Written in loose rhyming couplets, sometimes conversational, sometimes hectoring, the book takes issue with the brazen dishonesty of so much contemporary political “common sense,” including austerity (“How can people work so hard and still not be surviving?”), nuclear-deterrence (“Try and invest money into lives instead of Trident/Try jobs, try housing, try education/Try welfare, not warfare... Put Trident on trial and try choosing a future.”)

He declares: ”The more I see the more it seems we need a revolution” In The Rhyming Guide to Voting:

“I always said that, I wouldn’t vote if they paid me/That’s what I said before Corbyn said he’d pay me/£10 per hour, when I’m at work. Minimum.../Many on the left would say that he’s the best we’ve had/That he’s the best we’ve got now, that he’s the best we’ll have/He murked the game and worked his way further than ever expected/And now he’s an inch from getting elected...’

Although Gerda Stevenson is a hugely distinguished actor, director, musician and playwright, her poetry is less well-known. Her second collection Quines: Poems in Tribute to Women of Scotland (Luath, £9.99) will surely change that.

It’s a book of huge ambition and radical purpose, a kind of history of Scotland told through the lives of almost 70 women, from the Gaelic warrior princess Sgathach to Tessa Ransford, the founder of the Scottish Poetry Library in the 21st century.
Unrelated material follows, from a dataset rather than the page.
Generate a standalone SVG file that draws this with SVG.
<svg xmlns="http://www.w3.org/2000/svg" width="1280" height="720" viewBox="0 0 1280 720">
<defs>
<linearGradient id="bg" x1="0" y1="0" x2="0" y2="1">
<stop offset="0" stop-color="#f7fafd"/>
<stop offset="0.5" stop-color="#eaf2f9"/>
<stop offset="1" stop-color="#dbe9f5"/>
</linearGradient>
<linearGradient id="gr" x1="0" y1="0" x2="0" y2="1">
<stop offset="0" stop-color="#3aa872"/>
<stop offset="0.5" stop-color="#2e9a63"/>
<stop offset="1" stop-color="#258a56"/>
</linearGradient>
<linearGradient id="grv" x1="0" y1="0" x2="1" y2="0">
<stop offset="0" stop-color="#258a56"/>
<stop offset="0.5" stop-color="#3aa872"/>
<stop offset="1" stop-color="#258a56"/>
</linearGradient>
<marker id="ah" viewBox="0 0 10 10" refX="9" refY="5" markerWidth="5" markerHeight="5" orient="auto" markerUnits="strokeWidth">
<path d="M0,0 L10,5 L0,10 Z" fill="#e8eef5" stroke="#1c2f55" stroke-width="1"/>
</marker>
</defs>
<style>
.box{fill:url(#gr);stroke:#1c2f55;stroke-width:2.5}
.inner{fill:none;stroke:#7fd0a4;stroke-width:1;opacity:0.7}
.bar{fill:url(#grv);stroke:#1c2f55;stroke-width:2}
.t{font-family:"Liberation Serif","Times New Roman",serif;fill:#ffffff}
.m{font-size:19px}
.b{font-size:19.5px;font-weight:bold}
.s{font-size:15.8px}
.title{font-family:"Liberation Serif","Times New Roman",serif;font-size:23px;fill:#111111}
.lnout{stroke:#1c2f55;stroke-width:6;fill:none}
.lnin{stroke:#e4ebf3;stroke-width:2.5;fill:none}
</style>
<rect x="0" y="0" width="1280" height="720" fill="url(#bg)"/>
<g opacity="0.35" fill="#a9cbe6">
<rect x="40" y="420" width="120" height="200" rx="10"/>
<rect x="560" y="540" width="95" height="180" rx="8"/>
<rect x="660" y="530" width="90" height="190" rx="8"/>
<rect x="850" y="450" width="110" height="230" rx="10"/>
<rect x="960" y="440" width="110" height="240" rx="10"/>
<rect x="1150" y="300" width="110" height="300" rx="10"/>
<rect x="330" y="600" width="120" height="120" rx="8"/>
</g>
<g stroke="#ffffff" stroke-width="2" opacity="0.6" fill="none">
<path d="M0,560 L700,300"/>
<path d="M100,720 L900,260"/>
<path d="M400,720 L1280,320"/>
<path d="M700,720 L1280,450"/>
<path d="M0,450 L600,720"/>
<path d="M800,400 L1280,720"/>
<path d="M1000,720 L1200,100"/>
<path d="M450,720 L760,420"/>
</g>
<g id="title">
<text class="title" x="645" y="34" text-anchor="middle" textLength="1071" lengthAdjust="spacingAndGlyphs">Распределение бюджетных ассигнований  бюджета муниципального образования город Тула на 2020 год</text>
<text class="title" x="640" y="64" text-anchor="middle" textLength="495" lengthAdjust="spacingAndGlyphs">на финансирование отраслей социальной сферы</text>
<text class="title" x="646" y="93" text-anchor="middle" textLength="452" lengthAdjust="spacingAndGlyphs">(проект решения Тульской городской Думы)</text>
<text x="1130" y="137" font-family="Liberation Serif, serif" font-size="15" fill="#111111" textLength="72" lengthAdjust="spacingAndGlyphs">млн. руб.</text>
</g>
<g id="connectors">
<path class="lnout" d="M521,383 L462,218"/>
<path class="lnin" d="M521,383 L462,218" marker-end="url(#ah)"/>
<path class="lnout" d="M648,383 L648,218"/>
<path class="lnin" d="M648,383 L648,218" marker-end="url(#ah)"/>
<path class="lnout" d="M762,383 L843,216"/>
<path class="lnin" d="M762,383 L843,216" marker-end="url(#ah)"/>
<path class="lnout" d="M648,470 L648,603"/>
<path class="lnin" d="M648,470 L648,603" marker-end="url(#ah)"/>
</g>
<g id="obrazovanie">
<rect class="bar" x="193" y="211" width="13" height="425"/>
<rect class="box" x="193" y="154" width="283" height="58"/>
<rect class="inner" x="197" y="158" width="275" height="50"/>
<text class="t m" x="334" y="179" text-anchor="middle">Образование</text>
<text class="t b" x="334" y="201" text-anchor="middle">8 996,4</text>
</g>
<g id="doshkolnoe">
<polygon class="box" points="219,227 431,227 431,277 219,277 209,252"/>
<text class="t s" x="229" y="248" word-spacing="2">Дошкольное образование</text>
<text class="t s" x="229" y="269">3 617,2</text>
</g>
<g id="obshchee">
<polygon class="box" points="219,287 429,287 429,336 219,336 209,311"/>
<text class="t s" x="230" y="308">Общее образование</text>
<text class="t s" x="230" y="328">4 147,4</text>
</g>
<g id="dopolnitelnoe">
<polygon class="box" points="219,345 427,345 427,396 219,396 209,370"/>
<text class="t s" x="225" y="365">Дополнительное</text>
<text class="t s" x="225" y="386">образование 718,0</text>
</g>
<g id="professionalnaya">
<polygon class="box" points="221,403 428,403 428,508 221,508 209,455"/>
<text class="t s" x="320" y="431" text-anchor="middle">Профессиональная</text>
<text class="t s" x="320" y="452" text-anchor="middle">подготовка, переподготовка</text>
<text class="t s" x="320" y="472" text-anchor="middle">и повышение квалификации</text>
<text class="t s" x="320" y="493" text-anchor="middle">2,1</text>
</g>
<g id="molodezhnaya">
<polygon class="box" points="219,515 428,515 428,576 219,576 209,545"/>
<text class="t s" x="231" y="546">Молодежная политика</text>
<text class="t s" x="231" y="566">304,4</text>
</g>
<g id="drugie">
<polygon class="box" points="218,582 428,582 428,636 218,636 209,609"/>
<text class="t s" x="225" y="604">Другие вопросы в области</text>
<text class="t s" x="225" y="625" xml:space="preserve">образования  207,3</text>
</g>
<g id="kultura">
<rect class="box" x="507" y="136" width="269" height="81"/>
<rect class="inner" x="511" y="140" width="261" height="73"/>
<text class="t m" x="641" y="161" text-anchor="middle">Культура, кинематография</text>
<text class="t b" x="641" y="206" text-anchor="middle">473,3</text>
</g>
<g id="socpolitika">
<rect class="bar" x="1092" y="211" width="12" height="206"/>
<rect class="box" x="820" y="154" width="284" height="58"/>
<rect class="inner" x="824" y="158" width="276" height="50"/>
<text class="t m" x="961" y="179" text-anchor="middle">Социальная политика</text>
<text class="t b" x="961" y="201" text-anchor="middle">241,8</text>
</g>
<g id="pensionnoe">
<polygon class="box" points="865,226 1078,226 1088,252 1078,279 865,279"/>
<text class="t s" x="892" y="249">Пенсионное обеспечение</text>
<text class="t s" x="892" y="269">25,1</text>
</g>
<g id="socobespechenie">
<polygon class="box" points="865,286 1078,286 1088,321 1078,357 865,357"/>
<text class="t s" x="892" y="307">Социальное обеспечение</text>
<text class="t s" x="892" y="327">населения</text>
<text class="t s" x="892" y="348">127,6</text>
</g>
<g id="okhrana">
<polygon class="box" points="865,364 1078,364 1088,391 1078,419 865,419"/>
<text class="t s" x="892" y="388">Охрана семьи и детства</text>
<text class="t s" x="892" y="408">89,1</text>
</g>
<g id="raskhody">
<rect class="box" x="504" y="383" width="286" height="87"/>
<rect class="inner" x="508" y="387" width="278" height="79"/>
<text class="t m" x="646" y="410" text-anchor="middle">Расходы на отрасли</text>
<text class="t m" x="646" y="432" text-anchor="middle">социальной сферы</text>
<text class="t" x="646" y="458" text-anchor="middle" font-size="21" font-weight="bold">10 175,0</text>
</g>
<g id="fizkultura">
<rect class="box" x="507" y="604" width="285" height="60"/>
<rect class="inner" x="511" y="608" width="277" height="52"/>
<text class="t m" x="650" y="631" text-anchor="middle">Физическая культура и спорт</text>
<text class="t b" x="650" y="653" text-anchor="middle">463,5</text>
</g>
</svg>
It’s a collection of snapshots and historical vignettes, scenes from great lives — some famous, some forgotten — and all are extraordinary. Artists, doctors, missionaries, politicians, writers and scientists, as well as the team that beat England in 1881 in the first recorded women’s international football match (“The wind was against us — but wasn’t it ever?”), all speak to us in their own voices.

Among them are Jennie Lee, Moira Shearer, the Duchess of Atholl, novelist Nan Shepherd, the first woman to appear on a Scottish banknote, film-maker Margaret Tait, Williamina Fleming, who discovered the Horsehead Nebula, and Jane Haining, the only Scot to be honoured for giving her life for Jews during the Holocaust.

And there is a long sequence about Helen Crawfurd, suffragette, pacifist and foundation member of the Communist Party.

“The toil of oil and soot-black shipbuilders,/traipsing home at dusk to bow-legged bairns ... the whole world is theirs by right ... Here in the Second City of the Empire,/where a fanfared judge steps from his carriage/at the High Court, our ranks are ready for his bailiffs ...’

And this is Helen Macfarlane, who first translated The Communist Manifesto into English.

“I’ve always seen Red ... Red raw my sisters’ eyes — how they cried/when the mills went down ... Red the robin’s breast on a winter branch ... And red, red my thoughts that flow with His tidings,/onto page after page: how can we leave a single soul to die/by inches in squalid lanes and gutters, making slop shirts/at tuppence apiece, while another is swathed in silk?”